[Exercise prompt]
Copy out all the records exactly.

[Information given]
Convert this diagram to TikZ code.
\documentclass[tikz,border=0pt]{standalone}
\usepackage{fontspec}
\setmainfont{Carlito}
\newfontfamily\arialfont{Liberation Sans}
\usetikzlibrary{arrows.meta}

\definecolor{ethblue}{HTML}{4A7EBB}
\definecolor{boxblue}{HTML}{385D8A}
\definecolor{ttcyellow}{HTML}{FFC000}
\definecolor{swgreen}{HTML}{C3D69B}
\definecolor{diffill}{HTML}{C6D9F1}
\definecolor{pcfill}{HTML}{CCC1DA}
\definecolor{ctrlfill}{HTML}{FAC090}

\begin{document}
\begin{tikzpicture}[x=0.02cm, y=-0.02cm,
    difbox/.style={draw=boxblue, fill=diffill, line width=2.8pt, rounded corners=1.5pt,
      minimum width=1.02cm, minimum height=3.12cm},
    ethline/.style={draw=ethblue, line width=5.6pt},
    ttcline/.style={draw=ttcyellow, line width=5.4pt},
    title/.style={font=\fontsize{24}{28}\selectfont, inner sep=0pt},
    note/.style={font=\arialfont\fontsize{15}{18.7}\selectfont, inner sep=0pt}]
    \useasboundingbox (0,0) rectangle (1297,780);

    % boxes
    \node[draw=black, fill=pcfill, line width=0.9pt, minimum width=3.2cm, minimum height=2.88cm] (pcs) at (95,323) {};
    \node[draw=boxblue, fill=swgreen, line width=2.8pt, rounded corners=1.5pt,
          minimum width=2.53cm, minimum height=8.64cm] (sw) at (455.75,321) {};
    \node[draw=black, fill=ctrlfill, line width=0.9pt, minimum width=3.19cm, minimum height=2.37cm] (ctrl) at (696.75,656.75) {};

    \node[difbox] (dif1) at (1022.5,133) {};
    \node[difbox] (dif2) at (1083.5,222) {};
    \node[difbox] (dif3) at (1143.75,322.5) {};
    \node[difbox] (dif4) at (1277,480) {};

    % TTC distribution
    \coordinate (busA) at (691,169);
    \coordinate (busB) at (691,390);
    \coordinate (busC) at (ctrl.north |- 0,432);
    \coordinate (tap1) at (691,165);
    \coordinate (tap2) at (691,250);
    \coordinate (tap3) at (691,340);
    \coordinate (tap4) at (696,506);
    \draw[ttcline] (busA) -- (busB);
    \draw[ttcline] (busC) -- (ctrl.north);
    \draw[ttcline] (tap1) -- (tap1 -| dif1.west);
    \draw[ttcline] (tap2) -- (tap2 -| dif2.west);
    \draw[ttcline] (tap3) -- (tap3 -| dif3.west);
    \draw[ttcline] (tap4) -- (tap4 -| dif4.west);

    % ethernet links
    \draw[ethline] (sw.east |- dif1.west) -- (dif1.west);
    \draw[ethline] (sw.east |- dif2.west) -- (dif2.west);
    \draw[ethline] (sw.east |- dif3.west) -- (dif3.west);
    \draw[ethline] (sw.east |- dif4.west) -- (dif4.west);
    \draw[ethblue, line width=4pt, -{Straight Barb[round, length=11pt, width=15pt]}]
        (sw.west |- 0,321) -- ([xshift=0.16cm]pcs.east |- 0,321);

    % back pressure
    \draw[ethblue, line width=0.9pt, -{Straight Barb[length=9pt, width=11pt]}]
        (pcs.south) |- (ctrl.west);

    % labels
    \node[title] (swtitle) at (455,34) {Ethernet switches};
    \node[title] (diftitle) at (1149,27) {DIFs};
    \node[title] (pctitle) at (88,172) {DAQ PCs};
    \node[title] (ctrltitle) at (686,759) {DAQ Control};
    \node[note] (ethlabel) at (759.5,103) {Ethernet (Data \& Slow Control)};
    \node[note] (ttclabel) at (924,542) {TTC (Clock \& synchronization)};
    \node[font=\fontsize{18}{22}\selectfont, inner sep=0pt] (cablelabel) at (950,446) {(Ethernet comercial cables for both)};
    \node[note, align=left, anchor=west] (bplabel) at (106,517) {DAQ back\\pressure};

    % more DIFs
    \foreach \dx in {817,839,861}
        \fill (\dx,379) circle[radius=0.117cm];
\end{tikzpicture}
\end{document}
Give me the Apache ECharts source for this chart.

[Full output]
Convert this diagram to TikZ code.
\documentclass[tikz,border=0pt]{standalone}
\usepackage{fontspec}
\setmainfont{Carlito}
\newfontfamily\arialfont{Liberation Sans}
\usetikzlibrary{arrows.meta}

\definecolor{ethblue}{HTML}{4A7EBB}
\definecolor{boxblue}{HTML}{385D8A}
\definecolor{ttcyellow}{HTML}{FFC000}
\definecolor{swgreen}{HTML}{C3D69B}
\definecolor{diffill}{HTML}{C6D9F1}
\definecolor{pcfill}{HTML}{CCC1DA}
\definecolor{ctrlfill}{HTML}{FAC090}

\begin{document}
\begin{tikzpicture}[x=0.02cm, y=-0.02cm,
    difbox/.style={draw=boxblue, fill=diffill, line width=2.8pt, rounded corners=1.5pt,
      minimum width=1.02cm, minimum height=3.12cm},
    ethline/.style={draw=ethblue, line width=5.6pt},
    ttcline/.style={draw=ttcyellow, line width=5.4pt},
    title/.style={font=\fontsize{24}{28}\selectfont, inner sep=0pt},
    note/.style={font=\arialfont\fontsize{15}{18.7}\selectfont, inner sep=0pt}]
    \useasboundingbox (0,0) rectangle (1297,780);

    % boxes
    \node[draw=black, fill=pcfill, line width=0.9pt, minimum width=3.2cm, minimum height=2.88cm] (pcs) at (95,323) {};
    \node[draw=boxblue, fill=swgreen, line width=2.8pt, rounded corners=1.5pt,
          minimum width=2.53cm, minimum height=8.64cm] (sw) at (455.75,321) {};
    \node[draw=black, fill=ctrlfill, line width=0.9pt, minimum width=3.19cm, minimum height=2.37cm] (ctrl) at (696.75,656.75) {};

    \node[difbox] (dif1) at (1022.5,133) {};
    \node[difbox] (dif2) at (1083.5,222) {};
    \node[difbox] (dif3) at (1143.75,322.5) {};
    \node[difbox] (dif4) at (1277,480) {};

    % TTC distribution
    \coordinate (busA) at (691,169);
    \coordinate (busB) at (691,390);
    \coordinate (busC) at (ctrl.north |- 0,432);
    \coordinate (tap1) at (691,165);
    \coordinate (tap2) at (691,250);
    \coordinate (tap3) at (691,340);
    \coordinate (tap4) at (696,506);
    \draw[ttcline] (busA) -- (busB);
    \draw[ttcline] (busC) -- (ctrl.north);
    \draw[ttcline] (tap1) -- (tap1 -| dif1.west);
    \draw[ttcline] (tap2) -- (tap2 -| dif2.west);
    \draw[ttcline] (tap3) -- (tap3 -| dif3.west);
    \draw[ttcline] (tap4) -- (tap4 -| dif4.west);

    % ethernet links
    \draw[ethline] (sw.east |- dif1.west) -- (dif1.west);
    \draw[ethline] (sw.east |- dif2.west) -- (dif2.west);
    \draw[ethline] (sw.east |- dif3.west) -- (dif3.west);
    \draw[ethline] (sw.east |- dif4.west) -- (dif4.west);
    \draw[ethblue, line width=4pt, -{Straight Barb[round, length=11pt, width=15pt]}]
        (sw.west |- 0,321) -- ([xshift=0.16cm]pcs.east |- 0,321);

    % back pressure
    \draw[ethblue, line width=0.9pt, -{Straight Barb[length=9pt, width=11pt]}]
        (pcs.south) |- (ctrl.west);

    % labels
    \node[title] (swtitle) at (455,34) {Ethernet switches};
    \node[title] (diftitle) at (1149,27) {DIFs};
    \node[title] (pctitle) at (88,172) {DAQ PCs};
    \node[title] (ctrltitle) at (686,759) {DAQ Control};
    \node[note] (ethlabel) at (759.5,103) {Ethernet (Data \& Slow Control)};
    \node[note] (ttclabel) at (924,542) {TTC (Clock \& synchronization)};
    \node[font=\fontsize{18}{22}\selectfont, inner sep=0pt] (cablelabel) at (950,446) {(Ethernet comercial cables for both)};
    \node[note, align=left, anchor=west] (bplabel) at (106,517) {DAQ back\\pressure};

    % more DIFs
    \foreach \dx in {817,839,861}
        \fill (\dx,379) circle[radius=0.117cm];
\end{tikzpicture}
\end{document}
Give me the Apache ECharts source for this chart.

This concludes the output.